■ WORK TO COMPLETE ■
Retype, exactly as they stand, the lines from the start of the data to the line that contains "tt_start, tt_stop, tt_step = 5.0, 110.0, 0.02", both ends included. Leave the pictures out.

■ ■ ■ ■ ■ ■ ■

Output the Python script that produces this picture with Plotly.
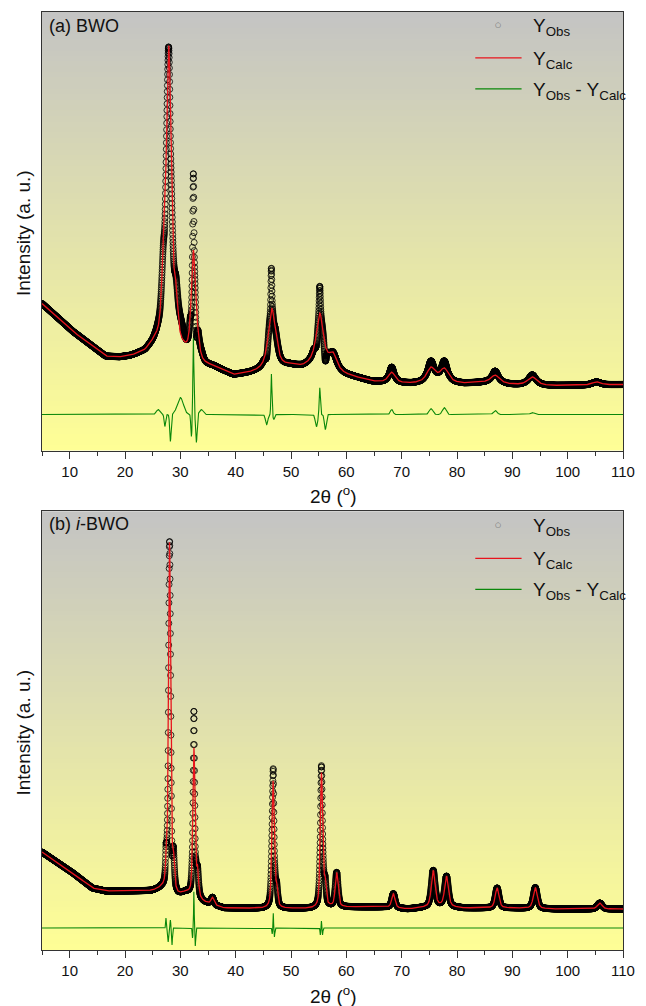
import numpy as np
import plotly.graph_objects as go

# ---------------- data ----------------
tt_start, tt_stop, tt_step = 5.0, 110.0, 0.02

# (a) BWO : background anchors of the refinement
bwo_bg_pos = [5, 10.6, 16.5, 19, 21, 23.6, 25.4, 30.45, 33.7, 36.1, 39.6, 42.6, 45, 49.7, 52.1,
              54, 56.8, 59.8, 64.6, 68.2, 71.7, 76.5, 81.3, 84.8, 90.2, 97.9, 110]
bwo_bg_int = [147, 119, 94, 93, 94, 98, 106, 97, 85, 83, 75, 77, 79, 84, 83,
              86, 85, 76, 69, 68, 67, 69, 67, 68, 66, 65, 66]
# (a) BWO : calculated reflections
bwo_pk_pos = [26.9, 27.9, 29.2, 32.35, 33.1, 46.5, 47.3, 55.2, 57.6, 68.2, 75.3, 77.7, 86.9, 93.6, 105.2]
bwo_pk_h = [46, 297, 38, 104, 15, 59, 8, 51, 12, 10, 14, 13, 8, 8, 3]
bwo_pk_fwhm = [0.8, 1.1, 0.8, 0.9, 0.9, 1.5, 1.0, 1.5, 1.4, 1.4, 1.8, 1.8, 1.9, 1.9, 1.8]
bwo_pk_eta = [0.6, 0.6, 0.6, 0.6, 0.6, 0.8, 0.6, 0.8, 0.6, 0.6, 0.6, 0.6, 0.6, 0.6, 0.6]
# (a) BWO : misfit features (Yobs - Ycalc)
bwo_res_pos = [26.0, 27.2, 28.2, 30.0, 32.0, 32.35, 32.9, 33.8, 45.6, 46.45, 46.9, 54.6, 55.2, 56.2,
               68.2, 75.3, 77.7, 86.9, 93.6]
bwo_res_amp = [5, -12, -27, 17, -22, 77, -28, 5, -10, 41, -5, -12, 27, -15, 5, 6, 7, 4, 2]
bwo_res_fwhm = [0.8, 0.3, 0.3, 1.3, 0.25, 0.2, 0.3, 0.8, 0.5, 0.2, 0.3, 0.5, 0.25, 0.4,
                0.6, 0.8, 0.8, 0.8, 0.8]
bwo_res_offset = 36

# (b) i-BWO : background anchors
ibwo_bg_pos = [5, 10.6, 14.1, 16.5, 24.8, 26.6, 29.6, 31, 34.3, 37.9, 45, 48.6, 54.5, 56.8, 60,
               67, 71.1, 77, 81.2, 85.3, 90.1, 97.7, 103.8, 110]
ibwo_bg_int = [98, 77, 62, 59, 59, 61, 54, 57, 47.5, 42, 41.5, 41.5, 41.5, 43, 43,
               43, 41, 44, 42, 42, 42, 41, 41, 41]
# (b) i-BWO : calculated reflections
ibwo_pk_pos = [27.45, 28.05, 28.75, 32.45, 33.1, 35.8, 46.75, 47.4, 55.5, 56.15, 58.25, 68.5,
               75.7, 78.1, 87.25, 94.15, 105.8]
ibwo_pk_h = [18, 349, 30, 148, 25, 7, 127, 18, 134, 22, 34, 14, 36, 30, 20, 21, 6]
ibwo_pk_fwhm = [0.35, 0.45, 0.4, 0.45, 0.45, 0.6, 0.5, 0.45, 0.5, 0.45, 0.6, 0.7, 0.8, 0.8,
                0.8, 0.85, 1.0]
ibwo_pk_eta = [0.5] * 17
# (b) i-BWO : misfit features
ibwo_res_pos = [27.4, 27.8, 28.2, 28.5, 32.2, 32.45, 32.7, 46.6, 46.8, 47.0, 55.3, 55.5, 55.7]
ibwo_res_amp = [10, -14, 8, -17, -10, 37, -18, -6, 15, -9, -7, 7, -7]
ibwo_res_fwhm = [0.15, 0.15, 0.15, 0.15, 0.15, 0.12, 0.15, 0.15, 0.1, 0.15, 0.15, 0.12, 0.15]
ibwo_res_offset = 22

y_max = 439

# legend labels
lab_obs = "Y<sub>Obs</sub>"
lab_calc = "Y<sub>Calc</sub>"
lab_diff = "Y<sub>Obs</sub> - Y<sub>Calc</sub>"

# ---------------- profile building ----------------
tt = np.arange(tt_start, tt_stop + tt_step / 2, tt_step)
K = 4 * np.log(2)


def pvoigt(x, pos, h, fwhm, eta):
    d = (x - pos) / fwhm
    return h * (eta / (1 + 4 * d * d) + (1 - eta) * np.exp(-K * d * d))


def profile(bg_pos, bg_int, pk_pos, pk_h, pk_fwhm, pk_eta, rs_pos, rs_amp, rs_fwhm, rs_off):
    calc = np.interp(tt, bg_pos, bg_int)
    for p, h, w, e in zip(pk_pos, pk_h, pk_fwhm, pk_eta):
        calc = calc + pvoigt(tt, p, h, w, e)
    res = np.zeros_like(tt)
    for p, a, w in zip(rs_pos, rs_amp, rs_fwhm):
        res = res + pvoigt(tt, p, a, w, 0.0)
    return calc + res, calc, res + rs_off


a_obs, a_calc, a_diff = profile(bwo_bg_pos, bwo_bg_int, bwo_pk_pos, bwo_pk_h, bwo_pk_fwhm, bwo_pk_eta,
                                bwo_res_pos, bwo_res_amp, bwo_res_fwhm, bwo_res_offset)
b_obs, b_calc, b_diff = profile(ibwo_bg_pos, ibwo_bg_int, ibwo_pk_pos, ibwo_pk_h, ibwo_pk_fwhm,
                                ibwo_pk_eta, ibwo_res_pos, ibwo_res_amp, ibwo_res_fwhm, ibwo_res_offset)

# ---------------- figure ----------------
FONT = "Liberation Sans, Arial, sans-serif"
RED = "#e8141c"
GREEN = "#0a870a"

fig = go.Figure()
panels = [("x", "y", a_obs, a_calc, a_diff), ("x2", "y2", b_obs, b_calc, b_diff)]
for xa, ya, obs, calc, diff in panels:
    fig.add_trace(go.Scatter(x=tt, y=obs, mode="markers", xaxis=xa, yaxis=ya, name=lab_obs,
                             marker=dict(symbol="circle-open", size=6, color="black",
                                         line=dict(width=0.8, color="black"))))
    fig.add_trace(go.Scatter(x=tt, y=calc, mode="lines", xaxis=xa, yaxis=ya, name=lab_calc,
                             line=dict(color=RED, width=1.3)))
    fig.add_trace(go.Scatter(x=tt, y=diff, mode="lines", xaxis=xa, yaxis=ya, name=lab_diff,
                             line=dict(color=GREEN, width=1.1)))

top_px, bottom_px = 11, 950
area_h = bottom_px - top_px


def py(p):
    return (bottom_px - p) / area_h


def pxp(p):
    return (p - 42) / 590


# gradient backgrounds (grey top -> yellow bottom)
shapes = []
n_bands = 80
top_rgb = np.array([196, 196, 196])
bot_rgb = np.array([255, 255, 150])
for xr, yr in [("x domain", "y domain"), ("x2 domain", "y2 domain")]:
    for i in range(n_bands):
        f = (i + 0.5) / n_bands
        c = bot_rgb + (top_rgb - bot_rgb) * f
        shapes.append(dict(type="rect", xref=xr, yref=yr, x0=0, x1=1,
                           y0=i / n_bands, y1=min(1.0, (i + 2.0) / n_bands), layer="below",
                           line=dict(width=0), fillcolor="rgb(%d,%d,%d)" % tuple(c.astype(int))))

# key (legend) inside each panel, top right
annotations = []
for row0 in (24, 525):
    r_obs, r_calc, r_diff = row0, row0 + 33, row0 + 64
    for r, col in [(r_calc, RED), (r_diff, GREEN)]:
        shapes.append(dict(type="line", xref="paper", yref="paper", x0=pxp(482), x1=pxp(529),
                           y0=py(r), y1=py(r), line=dict(color=col, width=1.3)))
    annotations.append(dict(text="○", xref="paper", yref="paper", x=pxp(505), y=py(r_obs),
                            xanchor="center", yanchor="middle", showarrow=False,
                            font=dict(family="DejaVu Sans", size=7, color="#666")))
    for r, t in [(r_obs, lab_obs), (r_calc, lab_calc), (r_diff, lab_diff)]:
        annotations.append(dict(text=t, xref="paper", yref="paper", x=pxp(539), y=py(r + 2),
                                xanchor="left", yanchor="middle", showarrow=False,
                                font=dict(family=FONT, size=19, color="#111")))

annotations += [
    dict(text="(a) BWO", xref="paper", yref="paper", x=0.008, y=py(25), xanchor="left",
         yanchor="middle", showarrow=False, font=dict(family=FONT, size=18, color="#111")),
    dict(text="(b) <i>i</i>-BWO", xref="paper", yref="paper", x=0.008, y=py(524),
         xanchor="left", yanchor="middle", showarrow=False,
         font=dict(family=FONT, size=18, color="#111")),
    dict(text="2θ (<sup>o</sup>)", xref="paper", yref="paper", x=0.5, y=py(495),
         xanchor="center", yanchor="middle", showarrow=False,
         font=dict(family=FONT, size=19, color="#111")),
    dict(text="2θ (<sup>o</sup>)", xref="paper", yref="paper", x=0.5, y=py(995),
         xanchor="center", yanchor="middle", showarrow=False,
         font=dict(family=FONT, size=19, color="#111")),
    dict(text="Intensity (a. u.)", xref="paper", yref="paper", x=pxp(23), y=py(232),
         xanchor="center", yanchor="middle", textangle=-90, showarrow=False,
         font=dict(family=FONT, size=19, color="#111")),
    dict(text="Intensity (a. u.)", xref="paper", yref="paper", x=pxp(23), y=py(732),
         xanchor="center", yanchor="middle", textangle=-90, showarrow=False,
         font=dict(family=FONT, size=19, color="#111")),
]

xaxis_style = dict(range=[tt_start, tt_stop], showline=True, mirror=True, linecolor="#333",
                   linewidth=1, ticks="outside", ticklen=7, tickwidth=1, tickcolor="#333",
                   tick0=0, dtick=10, showgrid=False, zeroline=False,
                   tickfont=dict(family=FONT, size=15, color="#111"),
                   minor=dict(ticks="outside", ticklen=4, tickwidth=1, tickcolor="#333",
                              tick0=5, dtick=10, showgrid=False))
yaxis_style = dict(range=[0, y_max], showline=True, mirror=True, linecolor="#333", linewidth=1,
                   ticks="", showticklabels=False, showgrid=False, zeroline=False)

fig.update_layout(
    width=646, height=1006,
    margin=dict(l=42, r=14, t=top_px, b=1006 - bottom_px),
    paper_bgcolor="white", plot_bgcolor="white",
    showlegend=False,
    xaxis=dict(domain=[0, 1], anchor="y", **xaxis_style),
    yaxis=dict(domain=[py(450), 1], anchor="x", **yaxis_style),
    xaxis2=dict(domain=[0, 1], anchor="y2", **xaxis_style),
    yaxis2=dict(domain=[0, py(511)], anchor="x2", **yaxis_style),
    shapes=shapes,
    annotations=annotations,
)

fig.write_html("out.html")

■ ■ ■ ■ ■ ■ ■

■ OUTPUT FOR THIS EXERCISE ■
Output the Python script that produces this picture with Plotly.
import numpy as np
import plotly.graph_objects as go

# ---------------- data ----------------
tt_start, tt_stop, tt_step = 5.0, 110.0, 0.02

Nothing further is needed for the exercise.